Issuers Deemed in Violation of U.S. Laws Could Face Delisting Review

Background

On October 16, 2017, the Toronto Stock Exchange (“TSX”) issued a staff notice (the “October Notice”), providing guidance on and clarification regarding the application of certain of its existing policies governing listed issuers (collectively, the “Requirements”) engaging in activities related to the cultivation, distribution, or possession of marijuana in the United States (“Subject Entities”).

Under the Requirements, TSX listed issuers must conduct business: (i) with integrity and in the best interests of the issuer’s security holders and the investing public and (ii) in compliance with the rules and regulations of the TSX and all other regulatory bodies having jurisdiction. The October Notice makes it clear that, given the current state of the law in the United States, TSX listed issuers engaging in marijuana-related activities in the United States may be viewed by the TSX as not satisfying its continued listing requirements.
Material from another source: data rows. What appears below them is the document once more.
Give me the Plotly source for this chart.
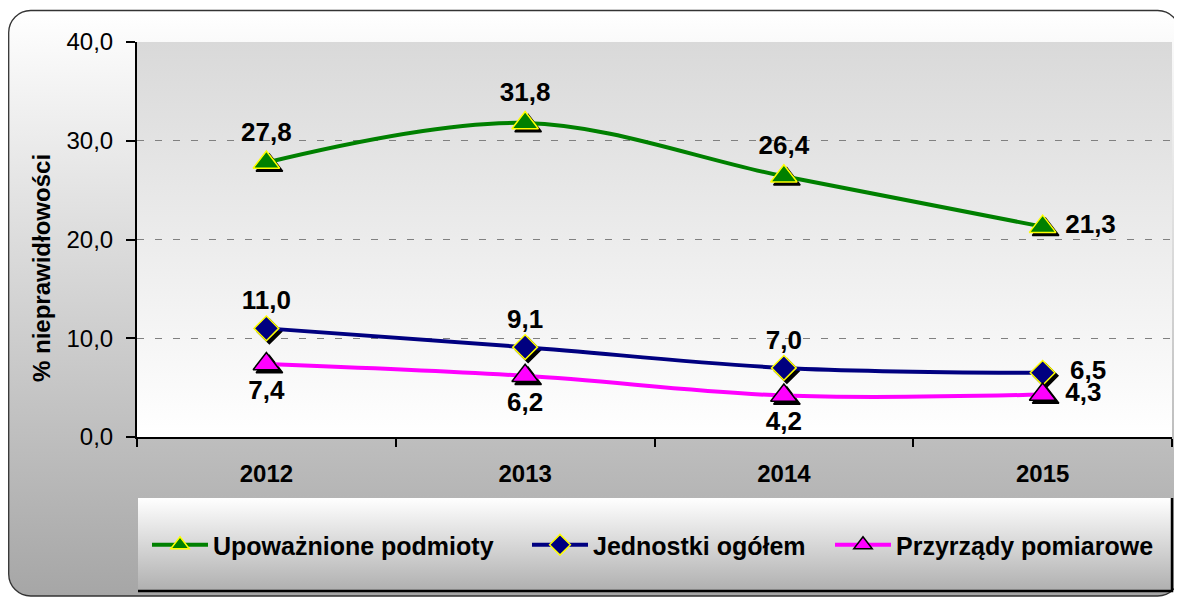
import base64
import plotly.graph_objects as go

# ---- data ----
years = ["2012", "2013", "2014", "2015"]
upowaznione = [27.8, 31.8, 26.4, 21.3]
jednostki = [11.0, 9.1, 7.0, 6.5]
przyrzady = [7.4, 6.2, 4.2, 4.3]
series_names = ["Upoważnione podmioty", "Jednostki ogółem", "Przyrządy pomiarowe"]
y_title = "% nieprawidłowości"

# page has an 8px body margin -> figure is drawn in page coords minus 8
OFF = 8
W, H = 1182 - OFF, 597 - OFF
L, T = 137 - OFF, 42 - OFF
PW, PH = 1035, 395
R, B = W - L - PW, H - T - PH
xpos = list(range(len(years)))
YMAX = 40

FONT = "Liberation Sans, Arial, sans-serif"


def px_x(page_x):
    return (page_x - OFF - L) / PW


def px_y(page_y):
    return (T + PH - (page_y - OFF)) / PH


# pixel -> data offsets for the drop shadow of markers
dx = 3 / (PW / len(years))
dy = -3 / (PH / YMAX)

svg = f'''<svg xmlns="http://www.w3.org/2000/svg" width="{W}" height="{H}" viewBox="0 0 {W} {H}">
<defs>
<linearGradient id="g1" x1="0" y1="0" x2="0" y2="1"><stop offset="0" stop-color="#ffffff"/><stop offset="1" stop-color="#a6a6a6"/></linearGradient>
<linearGradient id="g2" x1="0" y1="0" x2="0" y2="1"><stop offset="0" stop-color="#d9d9d9"/><stop offset="1" stop-color="#ffffff"/></linearGradient>
<linearGradient id="g3" x1="0" y1="0" x2="0" y2="1"><stop offset="0" stop-color="#ffffff"/><stop offset="1" stop-color="#b0b0b0"/></linearGradient>
</defs>
<rect x="0.7" y="2.5" width="1171" height="585.5" rx="22" ry="22" fill="url(#g1)" stroke="#333333" stroke-width="1.3"/>
<rect x="{L}" y="{T}" width="{PW}" height="{PH}" fill="url(#g2)"/>
<rect x="130" y="490" width="1033" height="92" fill="url(#g3)"/>
<path d="M130,583 H1164 V490" stroke="#000000" stroke-width="2.5" fill="none"/>
</svg>'''
src = "data:image/svg+xml;base64," + base64.b64encode(svg.encode("utf-8")).decode("ascii")

NB = "\u00a0"
styles = [
    dict(vals=upowaznione, color="#008000", symbol="triangle-up", size=23, edge="#FFFF00",
         pos=["top center", "top center", "top center", "middle right"], pad=NB, legend="legend"),
    dict(vals=jednostki, color="#000080", symbol="diamond", size=19, edge="#FFFF00",
         pos=["top center", "top center", "top center", "middle right"], pad=NB * 2, legend="legend2"),
    dict(vals=przyrzady, color="#FF00FF", symbol="triangle-up", size=23, edge="#000000",
         pos=["bottom center", "bottom center", "bottom center", "middle right"], pad=NB, legend="legend3"),
]

fig = go.Figure()

# marker drop shadows
for s in styles:
    fig.add_trace(go.Scatter(
        x=[x + dx for x in xpos], y=[v + dy for v in s["vals"]], mode="markers",
        marker=dict(symbol=s["symbol"], size=s["size"], color="#000000",
                    line=dict(color="#000000", width=1.5)),
        showlegend=False, hoverinfo="skip"))

for name, s in zip(series_names, styles):
    tmpl = [(s["pad"] if p == "middle right" else "") + "%{y:.1f}" for p in s["pos"]]
    fig.add_trace(go.Scatter(
        x=xpos, y=s["vals"], name=name, mode="lines+markers+text", legend=s["legend"],
        line=dict(color=s["color"], width=4, shape="spline", smoothing=1),
        marker=dict(symbol=s["symbol"], size=s["size"], color=s["color"],
                    line=dict(color=s["edge"], width=1.5)),
        texttemplate=tmpl, textposition=s["pos"],
        textfont=dict(family=FONT, size=26, color="#000000", weight="bold"),
        hoverinfo="skip", cliponaxis=False))

legend_font = dict(family=FONT, size=25, color="#000000", weight="bold")
legend_common = dict(orientation="h", xanchor="left", y=px_y(545), yanchor="middle",
                     bgcolor="rgba(0,0,0,0)", itemwidth=56, font=legend_font)

fig.update_layout(
    width=W, height=H,
    margin=dict(l=L, r=R, t=T, b=B, pad=0),
    paper_bgcolor="#ffffff", plot_bgcolor="rgba(0,0,0,0)",
    separators=", ",
    font=dict(family=FONT, color="#000000"),
    images=[dict(source=src, xref="paper", yref="paper", x=-L / PW, y=(PH + T) / PH,
                 sizex=W / PW, sizey=H / PH, sizing="stretch", xanchor="left",
                 yanchor="top", layer="below")],
    xaxis=dict(range=[-0.5, len(years) - 0.5], tickvals=xpos, ticktext=years,
               ticks="", showgrid=False, zeroline=False,
               showline=True, linecolor="#000000", linewidth=2,
               tickfont=dict(family=FONT, size=24, color="#000000", weight="bold"),
               ticklabelstandoff=14,
               minor=dict(tickvals=[x - 0.5 for x in xpos] + [len(years) - 0.5],
                          ticks="outside", ticklen=8, tickwidth=2, tickcolor="#000000",
                          showgrid=False)),
    yaxis=dict(range=[0, YMAX], dtick=10, tickformat=".1f", ticks="outside",
               ticklen=9, tickwidth=2, tickcolor="#000000",
               showline=True, linecolor="#000000", linewidth=2, zeroline=False,
               showgrid=True, gridcolor="#808080", gridwidth=1.3, griddash="7px,11px",
               tickfont=dict(family=FONT, size=24, color="#000000"),
               ticklabelstandoff=8),
    legend=dict(x=px_x(147), **legend_common),
    legend2=dict(x=px_x(527), **legend_common),
    legend3=dict(x=px_x(830), **legend_common),
    annotations=[dict(text=y_title, textangle=-90, xref="paper", yref="paper",
                      x=px_x(41), y=px_y(268), showarrow=False,
                      xanchor="center", yanchor="middle",
                      font=dict(family=FONT, size=24, color="#000000", weight="bold"))],
)

fig.write_html("out.html")
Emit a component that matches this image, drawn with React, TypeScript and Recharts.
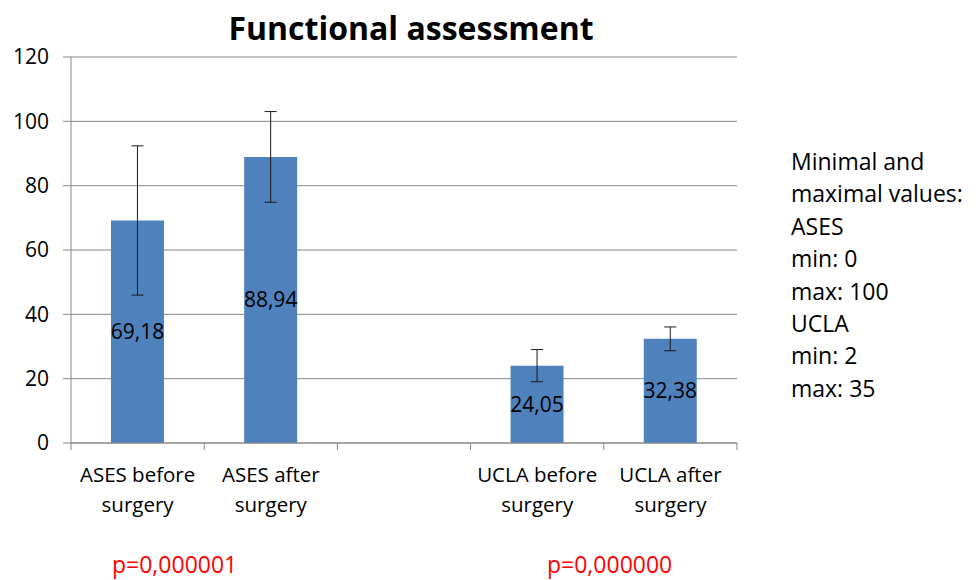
import React from "react";
import {
  BarChart,
  Bar,
  XAxis,
  YAxis,
  CartesianGrid,
  ErrorBar,
  LabelList,
} from "recharts";

const categories = [
  "ASES before surgery",
  "ASES after surgery",
  "",
  "UCLA before surgery",
  "UCLA after surgery",
];
const means = [69.18, 88.94, null, 24.05, 32.38];
const errors = [23.2, 14.1, null, 5.0, 3.7];
const yTicks = [0, 20, 40, 60, 80, 100, 120];
const noteLines = [
  "Minimal and",
  "maximal values:",
  "ASES",
  "min: 0",
  "max: 100",
  "UCLA",
  "min: 2",
  "max: 35",
];
const pValues = ["p=0,000001", "p=0,000000"];

const data = categories.map((name, i) => ({
  name,
  value: means[i],
  err: errors[i],
}));

const FONT = "'Open Sans', sans-serif";
const GRID = "#868686";

function CategoryTick(props: any) {
  const { x, y, payload, index, visibleTicksCount } = props;
  const half = payload?.offset ?? 66.6;
  const words = String(payload.value).split(" ");
  const line1 = words.slice(0, 2).join(" ");
  const line2 = words.slice(2).join(" ");
  const last = index === visibleTicksCount - 1;
  return (
    <g>
      <line x1={x - half} x2={x - half} y1={y} y2={y + 7} stroke={GRID} />
      {last && (
        <line x1={x + half} x2={x + half} y1={y} y2={y + 7} stroke={GRID} />
      )}
      <text
        x={x}
        y={y}
        textAnchor="middle"
        fontFamily={FONT}
        fontSize={20.5}
        fill="#000"
      >
        <tspan x={x} dy={39}>
          {line1}
        </tspan>
        <tspan x={x} dy={30}>
          {line2}
        </tspan>
      </text>
    </g>
  );
}

export default function App() {
  return (
    <div
      style={{
        position: "absolute",
        left: 0,
        top: 0,
        width: 978,
        height: 580,
        background: "#fff",
        fontFamily: FONT,
      }}
    >
      <div
        style={{
          position: "absolute",
          left: 0,
          width: 822,
          top: 5,
          textAlign: "center",
          fontSize: 32,
          fontWeight: 700,
          lineHeight: "46px",
          color: "#000",
        }}
      >
        Functional assessment
      </div>
      <BarChart
        width={978}
        height={580}
        data={data}
        margin={{ top: 57, right: 241, bottom: 77, left: 0 }}
        barCategoryGap="30%"
      >
        <CartesianGrid vertical={false} stroke={GRID} strokeWidth={1} />
        <XAxis
          dataKey="name"
          height={60}
          tickSize={0}
          tickMargin={0}
          tickLine={false}
          axisLine={{ stroke: GRID }}
          tick={<CategoryTick />}
          interval={0}
        />
        <YAxis
          width={71}
          domain={[0, 120]}
          ticks={yTicks}
          tickSize={8}
          tickMargin={14}
          axisLine={{ stroke: GRID }}
          tickLine={{ stroke: GRID }}
          tick={{ fill: "#000", fontSize: 21, fontFamily: FONT }}
        />
        <Bar dataKey="value" fill="#4f81bd" isAnimationActive={false}>
          <ErrorBar
            dataKey="err"
            width={6}
            stroke="#1a1a1a"
            strokeWidth={1}
            direction="y"
          />
          <LabelList
            dataKey="value"
            position="center"
            formatter={(v: any) =>
              v == null ? "" : Number(v).toFixed(2).replace(".", ",")
            }
            style={{ fill: "#000", fontSize: 21, fontFamily: FONT }}
          />
        </Bar>
      </BarChart>
      <div
        style={{
          position: "absolute",
          left: 791,
          top: 145,
          fontSize: 23,
          lineHeight: "32.4px",
          color: "#000",
          whiteSpace: "nowrap",
        }}
      >
        {noteLines.map((l) => (
          <div key={l}>{l}</div>
        ))}
      </div>
      {pValues.map((p, i) => (
        <div
          key={p}
          style={{
            position: "absolute",
            left: i === 0 ? 112 : 547,
            top: 548,
            fontSize: 23,
            lineHeight: "32px",
            color: "#ff0000",
            whiteSpace: "nowrap",
          }}
        >
          {p}
        </div>
      ))}
    </div>
  );
}
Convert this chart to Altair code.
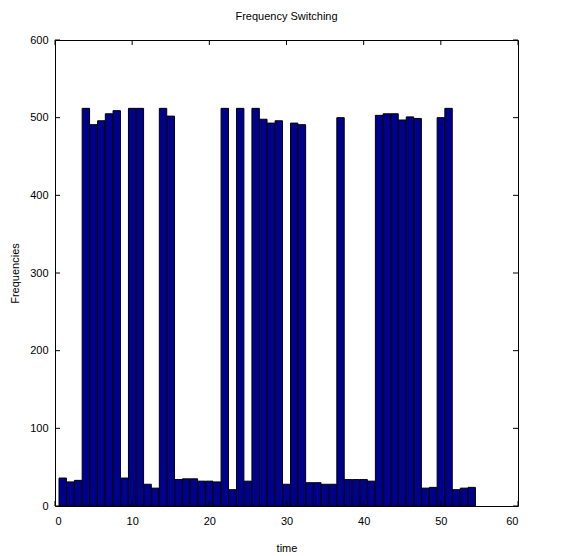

In the context of its continued listing review of issuers in the marijuana sector, the TSX has stated that it expects to group issuers into two categories. The first category is composed of issuers with business activities that involve the cultivation, distribution or possession of marijuana in any jurisdiction. The second category is composed of issuers that do not cultivate, distribute or possess marijuana, but that appear to be engaging in Ancillary Services Activities (as defined below). TSX expects to contact listed issuers identified in its continued listing review by the end of the year for a more comprehensive review.

The October Notice states that listed issuers should proactively work to address any gaps in their compliance with the Requirements. The October Notice also states that if a listed issuer is engaging in activities that are contrary to the Requirements, the TSX has the discretion to initiate a delisting review under Part VII of the TSX Company Manual.

The U.S. Legal Landscape is Currently Unclear

The October Notice noted that marijuana is a Schedule 1 drug under the U.S. federal Controlled Substances Act and stated that issuers that contravene US federal marijuana laws will not be in compliance with the Requirements. The TSX acknowledged that several U.S. states have legalized cultivation, distribution, and possession of marijuana and that guidance from the Obama administration currently remains in place to restrict the enforcement of federal drug laws at a state level. However, the TSX expressed concern that the guidance was non-binding and subject to change at any time. The TSX further warned that transactions involving proceeds generated by, or intended to promote, marijuana-related business activities in the U.S. could result in prosecution under U.S. Federal money laundering legislation

Canadian Focused Compliant Issuers Not Affected by the October Notice

The TSX continues to welcome all issuers that are in compliance with the Requirements. This means that issuers in the marijuana sector operating solely within Canada and compliant with applicable Canadian law, are not affected by the October Notice.

The October Notice Casts a Wide Net to Include Issuers that Engage in Ancillary Services Activities

The activities addressed by the October Notice may include, in order of concern to the TSX:

(i) direct or indirect ownership of, or investment in, Subject Entities;

(ii) commercial interests or arrangements with Subject Entities that are similar in substance to ownership of, or investment in, Subject Entities;

(iii) providing services or products that are specifically designed for, or targeted at, Subject Entities; or

(iv) commercial interests or arrangements with entities engaging in the business activities described in (iii). The business activities in (iii) and (iv) are referred to as “Ancillary Services Activities“.

Accordingly, the TSX has cast a wide net. While the October Notice clearly applies to Subject Entities, its application also extends to issuers that may not themselves be Subject Entities but provide Ancillary Services Activities as described above.

CSA Staff Notice Focuses on Disclosure Expectations

Also on October 16, 2017, the Canadian Securities Administrators (“CSA”), a group of Canada’s provincial and territorial securities regulators, released Staff Notice 51-352 Issuers with U.S. Marijuana-Related Activities. The CSA outlined specific disclosure expectations for issuers that have, or are developing, marijuana-related activities in the U.S. The CSA has stated:

“We expect issuers with marijuana-related activities in the U.S. to address the current legal and regulatory environment in their disclosures, including any risks that result from changes in the approach to enforcement of U.S. federal law.”

Notably, the CSA did not indicate that violating U.S. federal drug laws, in and of itself, would be a breach of any provincial or territorial securities regime. However, issuers would still be required to address the risks in prospectus filings, Annual Information Forms, and MD&A.

Canadian Securities Exchange Currently Remains Open to Marijuana Issuers with U.S. Business

In response, the Canadian Securities Exchange (the “CSE”), another Canadian exchange not affiliated with the TSX, stated that it was “very pleased” with the notice provided by the CSA. Unlike the TSX, the CSE did not signal any intention to delist issuers for carrying on marijuana activities in the U.S.